Woodlands Inn, Fort Nelson

A perfect post-backpack prime-rib burger at Woodlands Inn in Fort Nelson, B.C.

Fort Nelson is in the middle-of-nowhere northeast British Columbia. Yeah, it’s on the Alaska Highway, and there’s lots of oil and gas activity. But it’s more than 1,000 kilometres from the nearest big city, Edmonton.

So when we pull into the town of 4,000 people after a week-long backpack in nearby Stone Mountain Provincial Park, I’m expecting it to be easy to find a place to eat, even on a Saturday night.

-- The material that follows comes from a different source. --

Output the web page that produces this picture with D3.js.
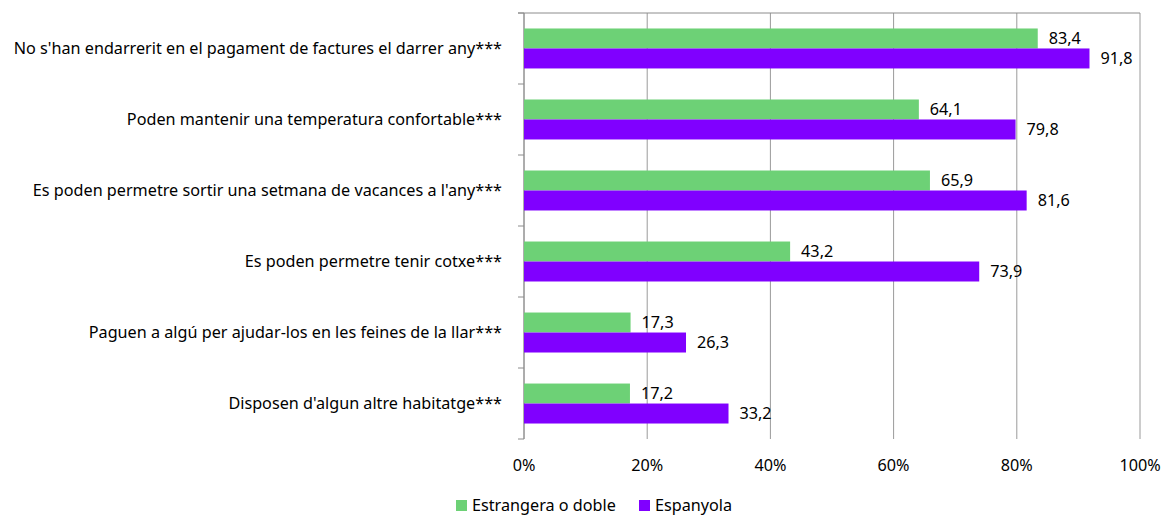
<!DOCTYPE html>
<html>
<head>
<meta charset="utf-8">
<script src="https://cdn.jsdelivr.net/npm/d3@7"></script>
<style>
	body { margin: 0; background: #fff; }
	svg text { font-family: "Noto Sans", "Open Sans", sans-serif; fill: #000; }
</style>
</head>
<body>
<svg id="svg" width="1173" height="515"></svg>
<script>
// categories, top to bottom
var categories = [
	"No s'han endarrerit en el pagament de factures el darrer any***",
	"Poden mantenir una temperatura confortable***",
	"Es poden permetre sortir una setmana de vacances a l'any***",
	"Es poden permetre tenir cotxe***",
	"Paguen a algú per ajudar-los en les feines de la llar***",
	"Disposen d'algun altre habitatge***"
];

var seriesNames = ["Estrangera o doble", "Espanyola"];
var estrangera = [83.4, 64.1, 65.9, 43.2, 17.3, 17.2];
var espanyola = [91.8, 79.8, 81.6, 73.9, 26.3, 33.2];
var xTicks = [0, 20, 40, 60, 80, 100];

var COLORS = ["#6dd176", "#8000ff"];

var svg = d3.select('#svg'),
	margin = { left: 524, right: 33, top: 13, bottom: 76 },
	width = 1173 - margin.left - margin.right,
	height = 515 - margin.top - margin.bottom,
	fontSize = 16.2;

var g = svg.append('g')
	.attr('transform', 'translate(' + margin.left + ',' + margin.top + ')');

var x = d3.scaleLinear().domain([0, 100]).range([0, width]);

var y = d3.scaleBand()
	.domain(categories)
	.range([0, height])
	.paddingInner(0.437)
	.paddingOuter(0.218);

var ySub = d3.scaleBand()
	.domain(seriesNames)
	.range([0, y.bandwidth()]);

// vertical gridlines
g.append('g')
	.selectAll('line')
	.data(xTicks)
	.enter()
	.append('line')
	.attr('x1', function(d){ return x(d); })
	.attr('x2', function(d){ return x(d); })
	.attr('y1', 0)
	.attr('y2', height)
	.style('stroke', '#9a9a9a')
	.style('stroke-width', 1);

// top line (value axis crosses here)
g.append('line')
	.attr('x1', -6).attr('x2', width)
	.attr('y1', 0).attr('y2', 0)
	.style('stroke', '#8c8c8c');

// category axis with tick marks between groups
var yAxisLine = g.append('g');
yAxisLine.append('line')
	.attr('x1', 0).attr('x2', 0)
	.attr('y1', 0).attr('y2', height)
	.style('stroke', '#8c8c8c');
yAxisLine.selectAll('.tk')
	.data(d3.range(categories.length + 1))
	.enter()
	.append('line')
	.attr('class', 'tk')
	.attr('x1', -6).attr('x2', 0)
	.attr('y1', function(i){ return height * i / categories.length; })
	.attr('y2', function(i){ return height * i / categories.length; })
	.style('stroke', '#8c8c8c');

// category labels
g.append('g')
	.selectAll('text')
	.data(categories)
	.enter()
	.append('text')
	.attr('x', -22)
	.attr('y', function(d){ return y(d) + y.bandwidth() / 2; })
	.attr('dy', '0.35em')
	.attr('text-anchor', 'end')
	.style('font-size', fontSize + 'px')
	.text(function(d){ return d; });

// x tick labels at bottom
g.append('g')
	.selectAll('text')
	.data(xTicks)
	.enter()
	.append('text')
	.attr('x', function(d){ return x(d); })
	.attr('y', height + 26)
	.attr('dy', '0.35em')
	.attr('text-anchor', 'middle')
	.style('font-size', fontSize + 'px')
	.text(function(d){ return d + '%'; });

// bars
var rows = categories.map(function(c, i){
	return [
		{ cat: c, series: seriesNames[0], value: estrangera[i], color: COLORS[0] },
		{ cat: c, series: seriesNames[1], value: espanyola[i], color: COLORS[1] }
	];
});
var flat = d3.merge(rows);

var fmt = function(v){ return d3.format('.1f')(v).replace('.', ','); };

g.append('g')
	.selectAll('rect')
	.data(flat)
	.enter()
	.append('rect')
	.attr('x', 0)
	.attr('y', function(d){ return y(d.cat) + ySub(d.series); })
	.attr('width', function(d){ return x(d.value); })
	.attr('height', ySub.bandwidth())
	.style('fill', function(d){ return d.color; });

g.append('g')
	.selectAll('text')
	.data(flat)
	.enter()
	.append('text')
	.attr('x', function(d){ return x(d.value) + 11; })
	.attr('y', function(d){ return y(d.cat) + ySub(d.series) + ySub.bandwidth() / 2; })
	.attr('dy', '0.35em')
	.style('font-size', fontSize + 'px')
	.text(function(d){ return fmt(d.value); });

// legend
var legendX = [456, 639];
var legend = svg.append('g')
	.selectAll('g')
	.data(seriesNames)
	.enter()
	.append('g')
	.attr('transform', function(d, i){ return 'translate(' + legendX[i] + ',500)'; });

legend.append('rect')
	.attr('width', 11)
	.attr('height', 11)
	.style('fill', function(d, i){ return COLORS[i]; });

legend.append('text')
	.attr('x', 16)
	.attr('y', 5.5)
	.attr('dy', '0.35em')
	.style('font-size', fontSize + 'px')
	.text(function(d){ return d; });
</script>
</body>
</html>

But the pub we go into is crawling with people attending a fundraiser. Strike one! Across the street, the local Boston Pizza is full to the rafters with folks watching the Conor McGregor-Floyd Mayweather “fight”. Strike two!

It’s now pouring with rain, and we’re starving for a pint, or two, and something with lots of carbo calories to wolf down. Almost in desperation, we head across the highway to a hotel, Woodlands Inn & Suites, with odd concrete hallways.

The lounge is quiet—not a promising sign—and the two beers on tap are definitely generic. Finally, the food prices are rather northern expensive.

All that is except for a prime-rib burger and fries for $15, which all five of us order. Sure, the extras, like bacon and cheese, are another $2 or $3 each. Still, there are enough fixings on the basic burger to keep the cost down.

Now, it’s always hard to objectively rate a restaurant when you’re ravenous and just off a big mountain trip. But we all agree these charbroiled burgers are excellent: juicy, flavourful and big. And lots of hot, greasy fries. Yum! Several of us even order a second pint of Kokanee Gold.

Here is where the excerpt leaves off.